In 2002, Divya Narendra had an idea for a social network site. By the fall of 2003, she and twin brothers Cameron and Tyler Winklevoss were looking for a web developer who could bring their idea to life. On Nov. 30, 2003 they hired Mark Zuckerberg to finish their program’s codes. Little did they know what a monster Zuckerberg would hatch.
Zuckerberg bragged about taking their money so he could make his own social networking site. He boasted that his creation, which became the popular “Facebook” online social network, would naturally succeed. While pretending to work on college projects, he was sabotaging his clients by stalling. He claimed he was backed by the “Brazilian Mafia”—but AFP’s revelations will show, it is dangerous to believe anything Zuckerberg says.
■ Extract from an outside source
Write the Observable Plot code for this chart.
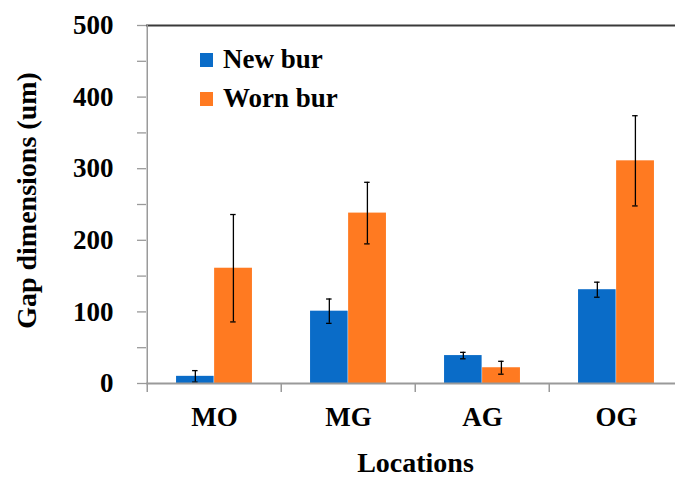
<!DOCTYPE html>
<html><head><meta charset="utf-8">
<script src="https://cdn.jsdelivr.net/npm/d3@7"></script>
<script src="https://cdn.jsdelivr.net/npm/@observablehq/plot@0.6"></script>
<style>
html,body{margin:0;padding:0;background:#fff;overflow:hidden;width:675px;height:477px}
#wrap{position:relative;width:675px;height:477px;overflow:hidden}
#legend{position:absolute;left:200px;top:40px;font-weight:bold;font-size:27px;font-family:"Liberation Serif",Tinos,"Times New Roman","DejaVu Serif",serif;color:#000}
.row{display:flex;align-items:center;height:39px;white-space:nowrap}
.sw{width:13px;height:14px;margin-right:10px}
</style></head><body><div id="wrap"><div id="legend"></div></div>
<script>
const categories = ["MO", "MG", "AG", "OG"];
const seriesNames = ["New bur", "Worn bur"];
const newBur = [10, 101, 39, 131];
const newBurErr = [8, 17, 4.5, 10.5];
const wornBur = [161, 238, 22, 311];
const wornBurErr = [75, 43, 9, 63];
const yTicks = [0, 100, 200, 300, 400, 500];
const yMinorTicks = [50, 150, 250, 350, 450];
const colors = ["#0a6cc8", "#ff7a21"];

const W = 675, H = 477, mL = 146, mR = -9, mT = 25, mB = 94;
const bw = (W - mL - mR) / categories.length;
const barW = bw * 0.283, outer = bw * 0.216;
const cap = 3;
const gray = "#9a9a9a";
const font = "'Liberation Serif', Tinos, 'Times New Roman', 'DejaVu Serif', serif";

const newRows = categories.map((c, i) => ({loc: c, v: newBur[i], e: newBurErr[i]}));
const wornRows = categories.map((c, i) => ({loc: c, v: wornBur[i], e: wornBurErr[i]}));

const offNew = outer + barW / 2 - bw / 2;
const offWorn = outer + barW * 1.5 - bw / 2;

const chart = Plot.plot({
  width: W, height: H,
  marginLeft: mL, marginRight: mR, marginTop: mT, marginBottom: mB,
  style: {fontFamily: font, fontWeight: "bold", color: "#000", background: "#fff", overflow: "hidden"},
  x: {type: "band", domain: categories, padding: 0},
  y: {domain: [0, 500], nice: false},
  marks: [
    Plot.barY(newRows, {x: "loc", y: "v", fill: colors[0], insetLeft: outer, insetRight: bw - outer - barW}),
    Plot.barY(wornRows, {x: "loc", y: "v", fill: colors[1], insetLeft: outer + barW, insetRight: outer}),
    Plot.ruleX(newRows, {x: "loc", y1: d => d.v - d.e, y2: d => d.v + d.e, dx: offNew, stroke: "#000", strokeWidth: 1.3}),
    Plot.ruleX(wornRows, {x: "loc", y1: d => d.v - d.e, y2: d => d.v + d.e, dx: offWorn, stroke: "#000", strokeWidth: 1.3}),
    ...[newRows, wornRows].flatMap((rows, k) => {
      const c = k === 0 ? offNew + bw / 2 : offWorn + bw / 2;
      const o = {x: "loc", stroke: "#000", strokeWidth: 1.3, insetLeft: c - cap, insetRight: bw - c - cap};
      return [
        Plot.tickY(rows, {...o, y: d => d.v + d.e}),
        Plot.tickY(rows, {...o, y: d => d.v - d.e})
      ];
    }),
    Plot.ruleY([0], {stroke: gray, strokeWidth: 2}),
    Plot.ruleY([500], {stroke: "#3a3a3a", strokeWidth: 2}),
    Plot.ruleX([categories[0]], {dx: -bw / 2, y1: 0, y2: 500, stroke: gray, strokeWidth: 1.5}),
    Plot.axisX({tickSize: 9, tickFormat: () => "", dx: -bw / 2, stroke: gray, strokeWidth: 1.5, label: null}),
    Plot.text(categories, {x: d => d, frameAnchor: "bottom", dy: 34, fontSize: 27, fontWeight: "bold", fill: "#000", lineAnchor: "middle"}),
    Plot.axisY({ticks: yTicks, tickSize: 9, tickPadding: 24, fontSize: 27, fontWeight: "bold", stroke: gray, strokeWidth: 1.3, label: null, fill: "#000"}),
    Plot.axisY({ticks: yMinorTicks, tickSize: 9, tickFormat: () => "", stroke: gray, strokeWidth: 1.3, label: null}),
    Plot.text(["Gap dimensions (um)"], {frameAnchor: "left", rotate: -90, dx: -119, dy: -4, fontSize: 28, fontWeight: "bold", fill: "#000", textAnchor: "middle", lineAnchor: "middle"}),
    Plot.text(["Locations"], {frameAnchor: "bottom", dx: 0, dy: 80, fontSize: 28, fontWeight: "bold", fill: "#000", textAnchor: "middle", lineAnchor: "middle"})
  ]
});
document.getElementById("wrap").prepend(chart);

const legend = document.getElementById("legend");
seriesNames.forEach((name, i) => {
  const row = document.createElement("div");
  row.className = "row";
  const sw = document.createElement("span");
  sw.className = "sw";
  sw.style.background = colors[i];
  const t = document.createElement("span");
  t.textContent = name;
  row.append(sw, t);
  legend.append(row);
});
</script></body></html>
Notably, The Social Network, is a new movie based on Zuckerberg and the pre-CIA founding years of Facebook, starring Jesse Eisenberg as Zuckerberg. Check upcoming issues of AFP to see how closely the script depicts the shocking facts.
But as bad as the beginning of Facebook is, the parallels between the CIA’s backing of Google’s dream of becoming “the mind of God,” and the CIA’s funding of Facebook’s goal of knowing everything about everybody are spookier.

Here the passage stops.